Can't get full browser HTML source for IMDB titles

Hello,

I have an IMDB sources script to scrape movie metadata for my library. A few months ago it appears the structure of the returned HTML changed significantly. I am now working to fix the script. I have noticed that the HTML in the debug output is significantly different from the HTML source I see directly in my browser (i.e. Chrome), and the problem is there is a lot of data I want to scrape that is only available in the HTML source Chrome receives. I presume IMDB is detecting the browser type and returning different HTML to the web sources framework. Does anyone have a suggestion on how to work around this so I can receive the richer HTML the browser receives?

Thank you

Hello Chuck,

are you familiar with the curl command? You could use this command to test whether sending a different user agent string would solve this.

Can you maybe post the URL for the request that gives the different output?

Kind regards
— Florian

Hello Florian,

Thanks for responding. Here is an example URL (Blade Runner 2049):

I will experiment with cURL in parallel. How would I override the agent string in the mp3tag web sources framework as well?

Thank you,

Chuck

This is not possible (yet).
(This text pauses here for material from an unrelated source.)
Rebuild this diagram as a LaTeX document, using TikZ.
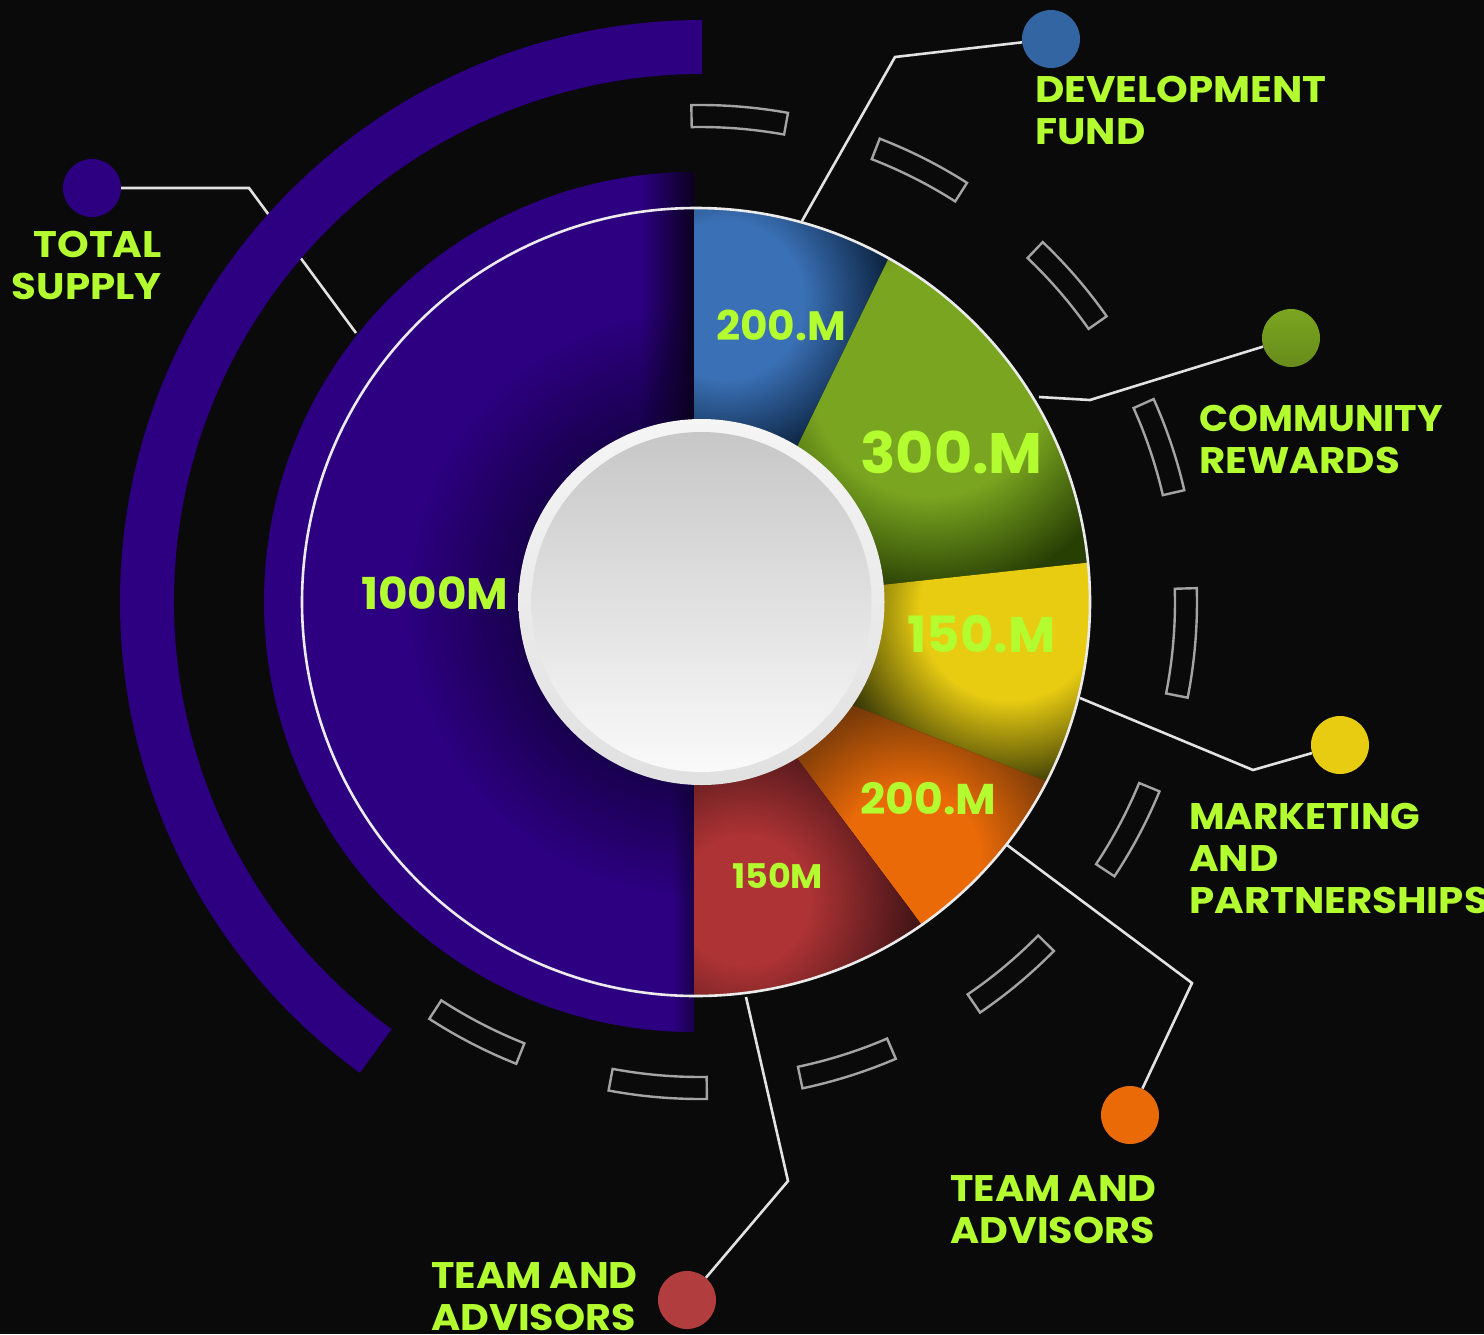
\documentclass[tikz,border=0pt]{standalone}
\usepackage{fontspec}
\setmainfont{Poppins}
\newfontfamily\labfam[FakeStretch=1.09]{Poppins}
\newfontfamily\labfamC[FakeStretch=1.03]{Poppins}
\newfontfamily\labfamM[FakeStretch=1.05]{Poppins}
\newfontfamily\labfamT[FakeStretch=1.07]{Poppins}
\newfontfamily\valfam[FakeStretch=1.03]{Poppins}
\usetikzlibrary{fadings}
\definecolor{bgk}{HTML}{0A0A0A}
\definecolor{lime}{HTML}{B2FC2F}
\definecolor{purp}{HTML}{2D0082}
\definecolor{dpurp}{HTML}{18004C}
\definecolor{cblue}{HTML}{3A70B5}
\definecolor{dblue}{HTML}{0C2340}
\definecolor{cgreen}{HTML}{7AA520}
\definecolor{dgreen}{HTML}{283F04}
\definecolor{cyel}{HTML}{E8CC12}
\definecolor{dyel}{HTML}{3A3A06}
\definecolor{cora}{HTML}{EA6A08}
\definecolor{dora}{HTML}{6A3408}
\definecolor{cred}{HTML}{AE3334}
\definecolor{dred}{HTML}{451518}
\definecolor{wire}{HTML}{E2E2E2}
\definecolor{segc}{HTML}{A4A4A4}
\pgfdeclareradialshading{sblue}{\pgfpoint{0bp}{0bp}}{color(0bp)=(cblue); color(12bp)=(cblue); color(25bp)=(dblue); color(50bp)=(dblue)}
\pgfdeclareradialshading{sgreen}{\pgfpoint{0bp}{0bp}}{color(0bp)=(cgreen); color(13.5bp)=(cgreen); color(25bp)=(dgreen); color(50bp)=(dgreen)}
\pgfdeclareradialshading{syel}{\pgfpoint{0bp}{0bp}}{color(0bp)=(cyel); color(12.5bp)=(cyel); color(25bp)=(dyel); color(50bp)=(dyel)}
\pgfdeclareradialshading{sora}{\pgfpoint{0bp}{0bp}}{color(0bp)=(cora); color(10.3bp)=(cora); color(25bp)=(dora); color(50bp)=(dora)}
\pgfdeclareradialshading{sred}{\pgfpoint{0bp}{0bp}}{color(0bp)=(cred); color(9.5bp)=(cred); color(25bp)=(dred); color(50bp)=(dred)}
\pgfdeclareradialshading{spurp}{\pgfpoint{0bp}{0bp}}{color(0bp)=(dpurp); color(15bp)=(dpurp); color(25bp)=(purp); color(50bp)=(purp)}
\tikzset{
  lab/.style={text=lime,inner sep=0pt,align=left,font=\labfam\fontsize{37}{42}\selectfont\bfseries},
  val/.style={text=lime,inner sep=0pt,anchor=base west},
  dotn/.style={circle,minimum size=58pt,inner sep=0pt,draw=none},
  wirel/.style={draw=wire,line width=2.6pt},
  segm/.style={draw=segc,line width=2.4pt},
}
\newcommand{\pieseg}[2]{\draw[segm] (#1:497pt) arc[start angle=#1,end angle=#2,radius=497pt] -- (#2:475pt) arc[start angle=#2,end angle=#1,radius=475pt] -- cycle;}
\newcommand{\wedgefill}[6]{% polygon, shading, base, cx, cy, r
  \begin{scope}
    \clip #1;
    \fill[#3] (400,100) rectangle (1300,1200);
    \shade[shading=#2] (#4,#5) circle[radius=#6pt];
  \end{scope}}
\begin{document}
\begin{tikzpicture}[x=1pt,y=-1pt]
\fill[bgk] (0,0) rectangle (1484,1334);
\useasboundingbox (0,0) rectangle (1484,1334);

% dots
\node[dotn,fill=purp] (dA) at (92,188) {};
\node[dotn,fill=cblue!90!black] (dB) at (1051,39) {};
\node[dotn,top color=cgreen,bottom color=cgreen!85!black] (dC) at (1291,338) {};
\node[dotn,fill=cyel] (dD) at (1340,745) {};
\node[dotn,fill=cora] (dE) at (1130,1115) {};
\node[dotn,fill=cred!95!white] (dF) at (687,1300) {};

% connector bends and free ends
\coordinate (bA) at (249,188); \coordinate (eA) at (356,333);
\coordinate (bB) at (895,57);  \coordinate (eB) at (802,221);
\coordinate (bC) at (1090,400);\coordinate (eC) at (1039,397);
\coordinate (bD) at (1253,770);\coordinate (eD) at (1080,698);
\coordinate (bE) at (1192,983);\coordinate (eE) at (1007,845);
\coordinate (bF) at (788,1181);\coordinate (eF) at (746,997);
\draw[wirel] (dA) -- (bA) -- (eA);
\draw[wirel] (dB) -- (bB) -- (eB);
\draw[wirel] (dC) -- (bC) -- (eC);
\draw[wirel] (dD) -- (bD) -- (eD);
\draw[wirel] (dE) -- (bE) -- (eE);
\draw[wirel] (dF) -- (bF) -- (eF);

% outer purple arc
\begin{scope}[shift={(702,602)}]
\fill[purp] (90:582pt) arc[start angle=90,end angle=234,radius=582pt] -- (234:528pt) arc[start angle=234,end angle=90,radius=528pt] -- cycle;
\end{scope}

% outlined segments
\begin{scope}[shift={(700,602)}]
\pieseg{91}{79.8}
\pieseg{68.8}{57.5}
\pieseg{46.4}{35.1}
\pieseg{24.1}{13}
\pieseg{1.6}{-11.1}
\pieseg{-22.4}{-33.5}
\pieseg{-44.6}{-55.7}
\pieseg{-66.8}{-78.1}
\pieseg{-89.2}{-100.6}
\pieseg{-111.7}{-123}
\end{scope}

% purple half disc
\begin{scope}
  \clip (694,100) rectangle (200,1100);
  \clip (694,602) circle[radius=430pt];
  \fill[purp] (100,100) rectangle (800,1100);
  \shade[shading=spurp] (702,602) circle[radius=300pt];
  \fill[black!75!purp,path fading=west] (640,165) rectangle (694,430);
  \fill[black!60!purp,opacity=.7,path fading=west] (672,785) rectangle (694,1040);
\end{scope}

% wedges
\begin{scope}
  \clip (696,602) circle[radius=394pt];
  \wedgefill{(694,602) -- (694,150) -- (933,167) -- (762,519) -- cycle}{sblue}{dblue}{725}{300}{165}
  \wedgefill{(762,519) -- (933,167) -- (1200,300) -- (1140,557) -- (780,596) -- cycle}{sgreen}{dgreen}{930}{380}{215}
  \wedgefill{(780,596) -- (1140,557) -- (1200,700) -- (1120,810) -- (780,677) -- cycle}{syel}{dyel}{1010}{610}{180}
  \wedgefill{(780,677) -- (1120,810) -- (960,976) -- (760,709) -- cycle}{sora}{dora}{910}{860}{170}
  \wedgefill{(760,709) -- (960,976) -- (800,1100) -- (694,1100) -- (694,602) -- cycle}{sred}{dred}{745}{900}{170}
\end{scope}
\draw[draw=white!92!black,line width=2.6pt] (696,602) circle[radius=394pt];

% hub
\shade[top color=white!96!black,bottom color=white!88!black] (701.5,602) circle[radius=183pt];
\shade[top color=white!78!black,bottom color=white!98!black] (701.5,602) circle[radius=170pt];

% value labels
\node[val,font=\valfam\fontsize{41}{41}\selectfont\bfseries] (v1) at (716,340) {200.M};
\node[val,font=\valfam\fontsize{57}{57}\selectfont\bfseries] (v2) at (860,473) {300.M};
\node[val,font=\valfam\fontsize{50}{50}\selectfont\bfseries] (v3) at (907,652) {150.M};
\node[val,font=\valfam\fontsize{43}{43}\selectfont\bfseries] (v4) at (860,814) {200.M};
\node[val,font=\valfam\fontsize{34}{34}\selectfont\bfseries] (v5) at (732,888) {150M};
\node[val,font=\valfam\fontsize{44}{44}\selectfont\bfseries] (v6) at (361,609) {1000M};

% category labels
\node[lab,align=right,anchor=east] (tA) at (162,265) {TOTAL\\SUPPLY};
\node[lab,anchor=west] (tB) at (1035,110) {DEVELOPMENT\\FUND};
\node[lab,anchor=west] (tC) at (1199,439) {{\labfamC\bfseries COMMUNITY}\\REWARDS};
\node[lab,anchor=west] (tD) at (1189,858) {{\labfamM\bfseries MARKETING}\\AND\\PARTNERSHIPS};
\node[lab,anchor=west] (tE) at (950,1210) {{\labfamT\bfseries TEAM AND}\\{\labfamT\bfseries ADVISORS}};
\node[lab,anchor=west] (tF) at (431,1297) {{\labfamT\bfseries TEAM AND}\\{\labfamT\bfseries ADVISORS}};
\end{tikzpicture}
\end{document}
We'd first need to check whether this would address the issue at all.

There is a setting for sending Mp3tag's user agent, e.g., Mp3tag/2.86 and you can check whether this already solves the issue by adding

[UserAgent]=1

to the upper header part of the tag source. By default, it's sending Mozilla/5.0 (compatible) currently.

P.S. Good choice of URL by the way :smiley:

Thanks Florian. Unfortunately, it does not appear the HTML I received is any different :frowning: Any other suggestions?

Can you tell me which are the most significant parts that are missing when accessing the page through the Web Sources Framework?

You can wrap code in a code block using the </> icon from the toolbar here.

Here is an example, specifically plot keywords. The plot keywords are completely different.

First is what I see in my IMDB output from the web sources framework:

<tr class="ipl-zebra-list__item">
    <td class="ipl-zebra-list__label">Plot Keywords</td>
    <td>
        <ul class="ipl-inline-list">
                <li class="ipl-inline-list__item">
                    <a href="/keyword/shepard-tone">shepard-tone</a>
                </li>
                <li class="ipl-inline-list__item">
                    <a href="/keyword/snow">snow</a>
                </li>
                <li class="ipl-inline-list__item">
                    <a href="/keyword/los-angeles-california">los-angeles-california</a>
                </li>
                <li class="ipl-inline-list__item">
                    <a href="/keyword/las-vegas-nevada">las-vegas-nevada</a>
                </li>
                <li class="ipl-inline-list__item">
                    <a href="/keyword/blade-runner">blade-runner</a>
                </li>
            <li class="ipl-inline-list__item">
                <a href="/title/tt1856101/keywords">See All (575) &raquo;</a>
            </li>
        </ul>
    </td>
</tr>

Next is the HTML I see in Chrome via view source

<div class="see-more inline canwrap" itemprop="keywords">
    <h4 class="inline">Plot Keywords:</h4>
<a href="/keyword/short-skirt?ref_=tt_stry_kw"
> <span class="itemprop" itemprop="keywords">short skirt</span></a>
                        <span>|</span>
<a href="/keyword/bare-breasts?ref_=tt_stry_kw"
> <span class="itemprop" itemprop="keywords">bare breasts</span></a>
                        <span>|</span>
<a href="/keyword/female-nudity?ref_=tt_stry_kw"
> <span class="itemprop" itemprop="keywords">female nudity</span></a>
                        <span>|</span>
<a href="/keyword/micro-mini-skirt?ref_=tt_stry_kw"
> <span class="itemprop" itemprop="keywords">micro mini skirt</span></a>
                        <span>|</span>
<a href="/keyword/miniskirt?ref_=tt_stry_kw"
> <span class="itemprop" itemprop="keywords">miniskirt</span></a>
            <span>|</span>&nbsp;<nobr><a href="/title/tt1856101/keywords?ref_=tt_stry_kw"
>See All (575)</a>&nbsp;&raquo;</nobr>

I've tried it with a simple test script and got the very same keywords via the Web Source Framework as you're getting when using Chrome.

# ###################################################################
# Mp3tag Tag Source Test
# ###################################################################

[Name]=imdb.com
[BasedOn]=www.imdb.com
[PreviewUrl]=https://www.imdb.com/title/tt1856101/?ref_=nv_sr_1
[AlbumUrl]=https://www.imdb.com/title/tt1856101/?ref_=nv_sr_1
[WordSeparator]=%20
[SearchBy]=%title%
[Encoding]=url-utf-8

[ParserScriptIndex]=...
#
[ParserScriptAlbum]=...
# ###################################################################
#					A  L  B  U  M
# ###################################################################
debugwriteinput "C:\Users\florian\Desktop\debug.out"
debug "on" "C:\Users\florian\Desktop\debug.txt"

Thanks Florian. That was the key I needed. The script I started with would use the IMDB "references" view for the AlbumUrl, which dramatically changed at the end of last year. This explains why it is different from what I saw in Chrome. The reason the data, such as keywords, is different is due to the data in the standard and references view being different (i.e. plot keywords).

1 Like